» **Directions**
With pictures left out, retype the lines from the start of the records through the one that contains "width = 1.5pt]".

» **Material provided**
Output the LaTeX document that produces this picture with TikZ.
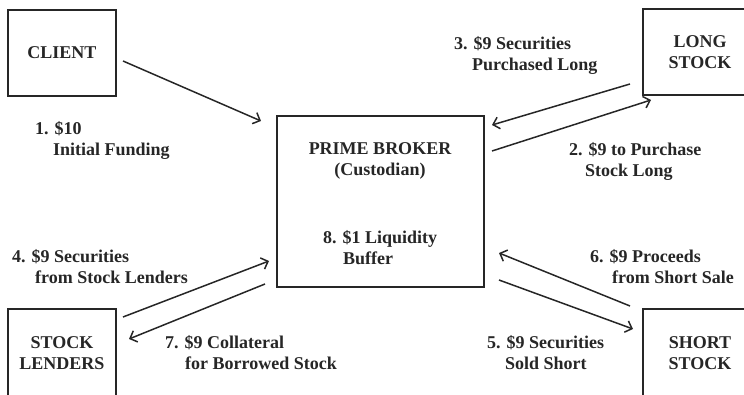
\documentclass[tikz,border=0pt]{standalone}
\usepackage{fontspec}
\setmainfont{Liberation Serif}
\usepackage{tikz}
\usetikzlibrary{calc}
\usetikzlibrary{arrows.meta}
\usetikzlibrary{positioning}
\tikzset{>=latex}
\tikzstyle{party} = [draw, line width = 2pt, align = center, inner sep = 0, font = \fontsize{18}{21}\selectfont\bfseries]
\tikzstyle{lbl} = [draw=none, inner sep = 0, anchor = north west, align = left, font = \fontsize{18}{21}\selectfont\bfseries]
\tikzstyle{flow} = [-{Straight Barb[length=6pt, width=12pt]}, line width = 1.5pt]

\begin{document}
\begin{tikzpicture}[x=1pt, y=-1pt, color = black!85]
\useasboundingbox (0,0) rectangle (744,395);
\node [party, minimum width = 108pt, minimum height = 86pt] (client) at (62, 53) {CLIENT};
\node [party, minimum width = 207pt, minimum height = 171pt] (pb) at (380.5, 201.5) {};
\node [party, minimum width = 114pt, minimum height = 86pt] (long) at (700, 52) {LONG\\STOCK};
\node [party, minimum width = 108pt, minimum height = 88pt] (lenders) at (62, 353) {STOCK\\LENDERS};
\node [party, minimum width = 114pt, minimum height = 88pt] (short) at (700, 353) {SHORT\\STOCK};
% inside the prime broker
\node [party, draw=none] (pbname) at (380, 161) {PRIME BROKER\\(Custodian)};
\node [lbl] (l8) at (323, 230) {8. \$1 Liquidity\\\hspace*{20pt}Buffer};
% flows
\draw [flow] ($(client.east)+(6,8)$) to ($(pb.north west)+(-15,6)$);
\draw [flow] ($(long.south west)+(-12,-12)$) to ($(pb.north east)+(7,10)$);
\draw [flow] ($(pb.north east)+(7,36)$) to ($(long.south west)+(9,4)$);
\draw [flow] ($(lenders.north east)+(6,9)$) to ($(pb.south west)+(-7,-27)$);
\draw [flow] ($(pb.south west)+(-11,-4)$) to ($(lenders.north east)+(12,31)$);
\draw [flow] ($(pb.south east)+(14,-8)$) to ($(short.north west)+(-9,21)$);
\draw [flow] ($(short.north west)+(-12,-2)$) to ($(pb.south east)+(14,-35)$);
% flow labels
\node [lbl] (l1) at (35, 121) {1. \$10\\\hspace*{18pt}Initial Funding};
\node [lbl] (l2) at (569, 142) {2. \$9 to Purchase\\\hspace*{16pt}Stock Long};
\node [lbl] (l3) at (454, 36) {3. \$9 Securities\\\hspace*{18pt}Purchased Long};
\node [lbl] (l4) at (12, 249) {4. \$9 Securities\\\hspace*{23pt}from Stock Lenders};
\node [lbl] (l5) at (487, 335) {5. \$9 Securities\\\hspace*{18pt}Sold Short};
\node [lbl] (l6) at (590, 249) {6. \$9 Proceeds\\\hspace*{22pt}from Short Sale};
\node [lbl] (l7) at (165, 335) {7. \$9 Collateral\\\hspace*{20pt}for Borrowed Stock};
\end{tikzpicture}
\end{document}
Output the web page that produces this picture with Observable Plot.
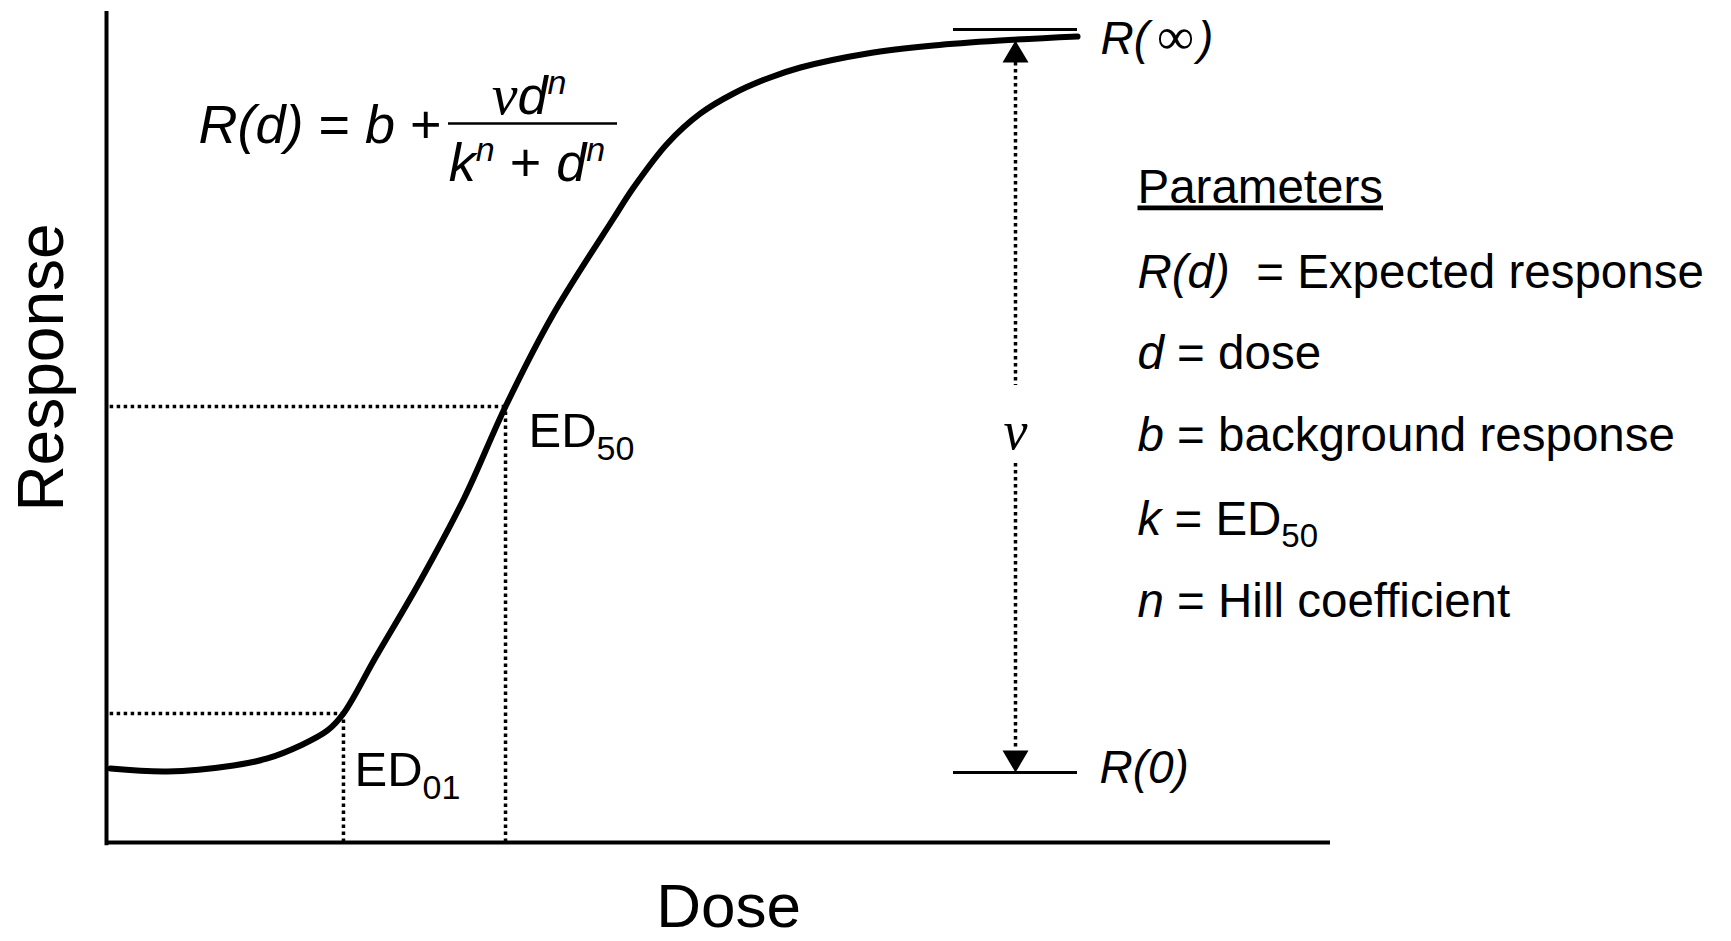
<!DOCTYPE html>
<html><head><meta charset="utf-8">
<script src="https://cdn.jsdelivr.net/npm/d3@7"></script>
<script src="https://cdn.jsdelivr.net/npm/@observablehq/plot@0.6"></script>
<style>html,body{margin:0;padding:0;background:#fff;overflow:hidden}#chart{width:1731px;height:941px}</style>
</head><body><div id="chart"></div>
<script>
// ---- data (dose on 0–100 scale, response on 0–100 scale) ----
const dose = [0.33, 4.98, 10.38, 13.15, 15.85, 18.06, 19.36, 21.98, 25.65, 29.25, 32.60, 36.44, 41.42, 43.06, 45.83, 48.53, 51.23, 54.00, 56.70, 62.17, 67.57, 73.04, 79.33];
const response = [8.90, 8.54, 9.27, 10.11, 11.67, 13.48, 15.52, 22.26, 31.53, 41.52, 52.47, 63.42, 75.09, 78.82, 84.12, 87.73, 90.13, 91.94, 93.26, 94.95, 95.91, 96.51, 96.99];
const background = 8.42;      // R(0)
const maxResponse = 97.83;    // R(∞)
const nuTop = 96.5;           // top of the ν arrow
const ed01 = [19.36, 15.52];  // dose, response
const ed50 = [32.60, 52.47];  // dose, response
const referenceDose = [69.2, 79.33];
const edNames = ["ED", "01", "50"];
const refNames = ["R(", "\u221E", ")", "0"];
const paramSymbols = ["R(d)", "d", "b", "k", "n"];
const paramText = ["\u00a0\u00a0= Expected response", "\u00a0= dose", "\u00a0= background response", "\u00a0= ED", "\u00a0= Hill coefficient"];
const paramSub = ["", "", "", "50", ""];
const axisLabels = ["Dose", "Response"];
const paramTitle = "Parameters";

// ---- layout ----
const W = 1731, H = 941, ML = 106, MR = 401, MT = 11, MB = 99;
const xs = d3.scaleLinear([0, 100], [ML, W - MR]);
const ys = d3.scaleLinear([0, 100], [H - MB, MT]);
const SANS = "Liberation Sans", SERIF = "Liberation Serif";
const ctx = document.createElement("canvas").getContext("2d");
function measure(s) {
  ctx.font = `${s.it ? "italic " : ""}${s.size}px "${s.family || SANS}"`;
  return ctx.measureText(s.t).width;
}
function rich(px, py, segs, anchor = "start") {
  const ws = segs.map(measure);
  const total = d3.sum(ws) + d3.sum(segs, s => s.gap || 0);
  let off = anchor === "middle" ? -total / 2 : anchor === "end" ? -total : 0;
  const x = xs.invert(px), y = ys.invert(py);
  return segs.map((s, i) => {
    off += (s.gap || 0);
    const m = Plot.text([{x, y, t: s.t}], {
      x: "x", y: "y", text: "t", dx: off, dy: s.shift || 0,
      fontSize: s.size, fontStyle: s.it ? "italic" : "normal",
      fontFamily: s.family || SANS, textAnchor: "start", lineAnchor: "bottom", fill: "black"
    });
    off += ws[i];
    return m;
  });
}
const upTri = {draw(c) { c.moveTo(0, 0); c.lineTo(13, 22); c.lineTo(-13, 22); c.closePath(); }};
const downTri = {draw(c) { c.moveTo(0, 0); c.lineTo(13, -22); c.lineTo(-13, -22); c.closePath(); }};

const curve = dose.map((d, i) => ({d, r: response[i]}));
const nuX = (referenceDose[0] + referenceDose[1]) / 2;
const gapCenterPx = (ys(nuTop) + ys(background)) / 2 + 18;
const dotted = {stroke: "black", strokeWidth: 3.5, strokeDasharray: "3.5,3.5"};

// formula
const F = 54, FS = 34;
const fracL = 448, fracR = 617, fracY = 123, fracC = (fracL + fracR) / 2;
const formula = [
  ...rich(198, 142, [{t: "R(d)", size: F, it: true}, {t: "\u00a0=\u00a0", size: F}, {t: "b", size: F, it: true}, {t: "\u00a0+", size: F}]),
  ...rich(fracC - 4, 113, [{t: "\u03bd", size: F + 4, it: true, family: SERIF}, {t: "d", size: F, it: true}, {t: "n", size: FS, it: true, shift: -20}], "middle"),
  ...rich(fracC - 6, 180, [{t: "k", size: F, it: true}, {t: "n", size: FS, it: true, shift: -20}, {t: "\u00a0+\u00a0", size: F}, {t: "d", size: F, it: true}, {t: "n", size: FS, it: true, shift: -20}], "middle"),
  Plot.ruleY([ys.invert(fracY)], {x1: xs.invert(fracL), x2: xs.invert(fracR), stroke: "black", strokeWidth: 2.5})
];

// parameters block
const P = 47.5, PX = 1137;
const baselines = [287, 368, 450, 534, 616];
const params = [
  ...rich(PX, 202, [{t: paramTitle, size: P}]),
  ...paramSymbols.flatMap((s, i) => rich(PX, baselines[i], [
    {t: s, size: P, it: true},
    {t: paramText[i], size: P},
    ...(paramSub[i] ? [{t: paramSub[i], size: 33, shift: 12}] : [])
  ]))
];

const chart = Plot.plot({
  width: W, height: H,
  marginLeft: ML, marginRight: MR, marginTop: MT, marginBottom: MB,
  x: {domain: [0, 100], axis: null},
  y: {domain: [0, 100], axis: null},
  style: {background: "white", fontFamily: SANS},
  marks: [
    // axes
    Plot.ruleX([0], {y1: -0.4, y2: 100, stroke: "black", strokeWidth: 4}),
    Plot.ruleY([0], {x1: 0, x2: 100, stroke: "black", strokeWidth: 4}),
    // ED guides
    Plot.ruleY([ed01[1]], {x1: 0.3, x2: ed01[0], ...dotted}),
    Plot.ruleX([ed01[0]], {y1: 0, y2: ed01[1], ...dotted}),
    Plot.ruleY([ed50[1]], {x1: 0.3, x2: ed50[0], ...dotted}),
    Plot.ruleX([ed50[0]], {y1: 0, y2: ed50[1], ...dotted}),
    // reference lines
    Plot.ruleY([background, maxResponse], {x1: referenceDose[0], x2: referenceDose[1], stroke: "black", strokeWidth: 3}),
    // nu arrow
    Plot.ruleX([nuX], {y1: ys.invert(ys(nuTop) + 22), y2: ys.invert(gapCenterPx - 39), ...dotted}),
    Plot.ruleX([nuX], {y1: ys.invert(gapCenterPx + 39), y2: ys.invert(ys(background) - 22), ...dotted}),
    Plot.dot([{x: nuX, y: nuTop}], {x: "x", y: "y", symbol: upTri, r: 5, fill: "black", stroke: "none"}),
    Plot.dot([{x: nuX, y: background}], {x: "x", y: "y", symbol: downTri, r: 5, fill: "black", stroke: "none"}),
    ...rich(xs(nuX), gapCenterPx + 24, [{t: "\u03bd", size: 54, it: true, family: SERIF}], "middle"),
    // curve
    Plot.line(curve, {x: "d", y: "r", stroke: "black", strokeWidth: 6, curve: "catmull-rom"}),
    // ED labels
    ...rich(xs(ed50[0]) + 23, ys(ed50[1]) + 41, [{t: edNames[0], size: 49}, {t: edNames[2], size: 34, shift: 13}]),
    ...rich(xs(ed01[0]) + 11, ys(ed01[1]) + 72, [{t: edNames[0], size: 49}, {t: edNames[1], size: 34, shift: 13}]),
    // R labels
    ...rich(xs(referenceDose[1]) + 23, ys(maxResponse) + 24, [{t: refNames[0], size: 46, it: true}, {t: refNames[1], size: 52, family: SERIF, gap: 8}, {t: refNames[2], size: 46, it: true, gap: 4}]),
    ...rich(xs(referenceDose[1]) + 22, ys(background) + 10, [{t: refNames[0] + refNames[3] + refNames[2], size: 46, it: true}]),
    // axis labels
    Plot.text([{t: axisLabels[0]}], {x: () => xs.invert(728), y: () => ys.invert(926), text: "t", fontSize: 62, textAnchor: "middle", lineAnchor: "bottom", fill: "black"}),
    Plot.text([{t: axisLabels[1]}], {x: () => xs.invert(62), y: () => ys.invert(367), text: "t", rotate: -90, fontSize: 64, textAnchor: "middle", lineAnchor: "bottom", fill: "black"}),
    ...formula,
    ...params
  ]
});
chart.querySelectorAll("text").forEach(t => { if (t.textContent === paramTitle) t.style.textDecoration = "underline"; });
document.getElementById("chart").appendChild(chart);
</script>
</body></html>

» **Response below**
Output the LaTeX document that produces this picture with TikZ.
\documentclass[tikz,border=0pt]{standalone}
\usepackage{fontspec}
\setmainfont{Liberation Serif}
\usepackage{tikz}
\usetikzlibrary{calc}
\usetikzlibrary{arrows.meta}
\usetikzlibrary{positioning}
\tikzset{>=latex}
\tikzstyle{party} = [draw, line width = 2pt, align = center, inner sep = 0, font = \fontsize{18}{21}\selectfont\bfseries]
\tikzstyle{lbl} = [draw=none, inner sep = 0, anchor = north west, align = left, font = \fontsize{18}{21}\selectfont\bfseries]
\tikzstyle{flow} = [-{Straight Barb[length=6pt, width=12pt]}, line width = 1.5pt]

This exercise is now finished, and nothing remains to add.